First Man, rated PG-13
First Man is a film about astronaut Neil Armstrong, leading up to and including his historic trip to the moon. The film was highly anticipated as it was directed by three-time Oscar nominee and winner for La La Land, Damien Chazelle, who also directed the excellent Whiplash, and written by Oscar winner Josh Singer (Spotlight) based on the book by First Man: The Life of Neil A. Armstrong by James R. Hansen. The film tries to be as historically accurate as possible, with Armstrong’s sons working with the filmmakers.
The film has a solid cast led by two-time Oscar nominee Ryan Gosling (La La Land, Half Nelson) as Neil Armstrong. The film is not just about the Apollo 11 mission, and Armstrong being the first man to walk on the moon. It delves deeply into Armstrong’s strained relationship with his wife Janet, played by Golden Globe winner Claire Foy (The Crown).
After their young daughter Karen dies, Neil becomes distant and throws himself into his work at NASA. A very high percentage of marriages can’t survive the loss of a child, and the Armstrongs were not an exception, as they divorced in 1994 after 38 years of marriage. Armstrong was a hero, one that his family referred to as a reluctant American hero. He died in 2012.

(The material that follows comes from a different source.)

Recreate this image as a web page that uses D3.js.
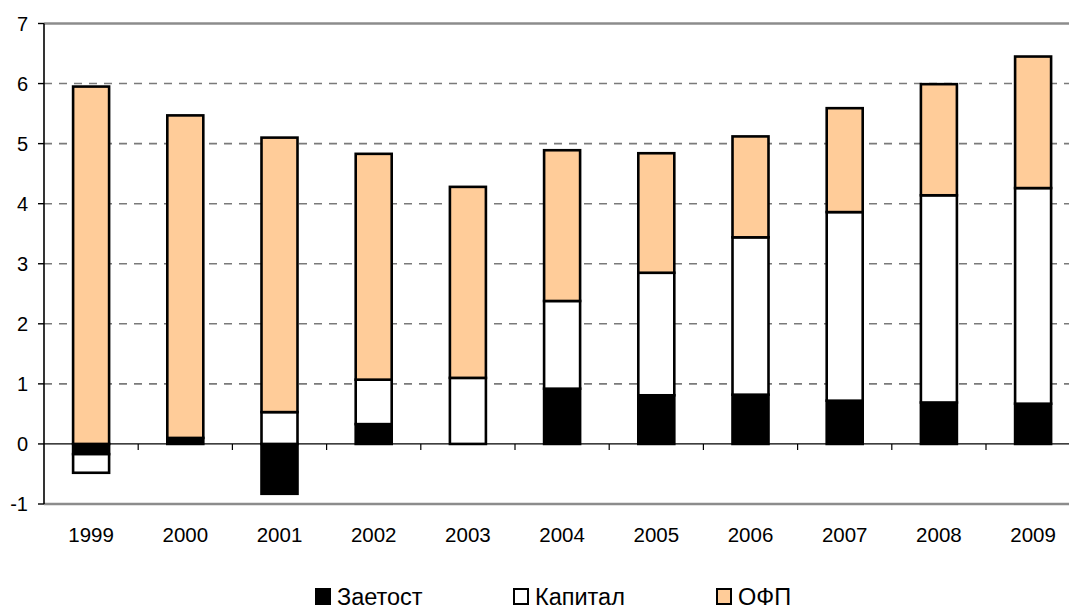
<!DOCTYPE html>
<html>
<head>
<meta charset="utf-8">
<script src="https://cdn.jsdelivr.net/npm/d3@7"></script>
<style>
  html, body { margin: 0; padding: 0; background: #fff; }
  svg { display: block; }
  text { font-family: "Liberation Sans", Arial, sans-serif; fill: #000; }
</style>
</head>
<body>
<svg id="chart" width="1069" height="612"></svg>
<script>
// Years on the category axis
const years = ["1999", "2000", "2001", "2002", "2003", "2004", "2005", "2006", "2007", "2008", "2009"];
// Contributions by factor
const zaetost = [-0.17, 0.10, -0.83, 0.33, 0.00, 0.92, 0.81, 0.82, 0.72, 0.69, 0.67];
const kapital = [-0.31, 0.00, 0.53, 0.74, 1.10, 1.46, 2.04, 2.62, 3.14, 3.45, 3.59];
const ofp     = [5.95, 5.37, 4.57, 3.76, 3.18, 2.51, 1.99, 1.68, 1.73, 1.85, 2.19];
// Series names and the value axis ticks
const seriesNames = ["Заетост", "Капитал", "ОФП"];
const yTicks = [-1, 0, 1, 2, 3, 4, 5, 6, 7];

const colors = { "Заетост": "#000000", "Капитал": "#ffffff", "ОФП": "#ffcc99" };

const svg = d3.select("#chart");
const plotLeft = 44, plotTop = 23.5, plotBottom = 504;
const band = 94.2;
const plotRight = plotLeft + band * years.length;

const x = d3.scaleBand().domain(years).range([plotLeft, plotRight]).paddingInner(0).paddingOuter(0);
const y = d3.scaleLinear().domain([-1, 7]).range([plotBottom, plotTop]);

const rows = years.map((yr, i) => ({
  year: yr,
  "Заетост": zaetost[i],
  "Капитал": kapital[i],
  "ОФП": ofp[i]
}));

const stacked = d3.stack().keys(seriesNames).offset(d3.stackOffsetDiverging)(rows);

// Gridlines
const g = svg.append("g");
yTicks.forEach(t => {
  if (t === 0) return;
  const edge = (t === 7 || t === -1);
  g.append("line")
    .attr("x1", plotLeft).attr("x2", 1069)
    .attr("y1", y(t)).attr("y2", y(t))
    .attr("stroke", edge ? "#8c8c8c" : "#7a7a7a")
    .attr("stroke-width", edge ? 2.5 : 1.6)
    .attr("stroke-dasharray", edge ? null : "8,7");
});

// Bars
const barW = 36;
svg.append("g").selectAll("g")
  .data(stacked)
  .join("g")
  .attr("fill", d => colors[d.key])
  .selectAll("rect")
  .data(d => d)
  .join("rect")
  .attr("x", d => x(d.data.year) + band / 2 - barW / 2)
  .attr("width", barW)
  .attr("y", d => y(Math.max(d[0], d[1])))
  .attr("height", d => Math.abs(y(d[0]) - y(d[1])))
  .attr("stroke", "#000")
  .attr("stroke-width", 2.6);

// Zero axis with category ticks
const xAxis = svg.append("g");
xAxis.append("line")
  .attr("x1", plotLeft).attr("x2", 1069)
  .attr("y1", y(0)).attr("y2", y(0))
  .attr("stroke", "#000").attr("stroke-width", 1.2);
years.forEach((yr, i) => {
  if (i === 0) return;
  const xx = x(yr);
  xAxis.append("line")
    .attr("x1", xx).attr("x2", xx)
    .attr("y1", y(0)).attr("y2", y(0) + 6)
    .attr("stroke", "#000").attr("stroke-width", 1.2);
});

// Category labels
svg.append("g").selectAll("text")
  .data(years)
  .join("text")
  .attr("x", d => x(d) + band / 2)
  .attr("y", 542)
  .attr("text-anchor", "middle")
  .attr("font-size", 20.5)
  .text(d => d);

// Value axis
const yAxis = svg.append("g");
yAxis.append("line")
  .attr("x1", plotLeft).attr("x2", plotLeft)
  .attr("y1", plotTop).attr("y2", plotBottom)
  .attr("stroke", "#000").attr("stroke-width", 1.6);
yTicks.forEach(t => {
  yAxis.append("line")
    .attr("x1", plotLeft - 6).attr("x2", plotLeft)
    .attr("y1", y(t)).attr("y2", y(t))
    .attr("stroke", "#000").attr("stroke-width", 1.4);
  yAxis.append("text")
    .attr("x", 28)
    .attr("y", y(t))
    .attr("dy", "0.36em")
    .attr("text-anchor", "end")
    .attr("font-size", 20)
    .text(t);
});

// Legend
const legendX = [316, 514, 717];
const legend = svg.append("g");
seriesNames.forEach((name, i) => {
  legend.append("rect")
    .attr("x", legendX[i]).attr("y", 589)
    .attr("width", 14).attr("height", 15)
    .attr("fill", colors[name])
    .attr("stroke", "#000").attr("stroke-width", 2);
  legend.append("text")
    .attr("x", legendX[i] + 21)
    .attr("y", 605)
    .attr("font-size", 23.5)
    .text(name);
});
</script>
</body>
</html>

The film follows Armstrong from his early days as a pilot, joining NASA, time on the Gemini program, including the near fatal Gemini 8 mission, and through the historic 1969 Apollo 11 mission with Buzz Aldrin and Michael Collins. The film conveys how dangerous being an astronaut was, as we see or hear about several astronauts dying, including Armstrong’s friend and neighbor Ed White, played by Jason Clarke (Chappaquiddick).
The film shows that not everyone in the country was in support of the space program with its cost and danger, while the country was facing many problems at the time.
The film is visually stunning thanks to cinematographer Oscar winner Linus Sandgren (La La Land), especially the scenes on the moon, which were controversial because they do not depict Armstrong planting the American flag on the moon.
Themes include patriotism, family, dedication to work at the expense of family, grief following the loss of a child and friends, and danger. Content concerns include some adult language and the death of astronauts.
First Man was in some ways brilliant, notably when it gives the viewer a feeling of what the rocket blast-off was like, as the screen shook and the camera pans over to the bolts (will they hold?). I don’t like even the slightest bit of turbulence when flying, but this film, perhaps better than any other, gives us a feeling of what the experience in the cockpit of a rocket would be like. The acting was excellent, not only by Gosling and Foy, but also by the solid supporting cast. But in other ways, the film was much too slow, including a final drawn out scene between Gosling and Foy as they meet for the first time upon his return from the moon, and a good twenty minutes too long.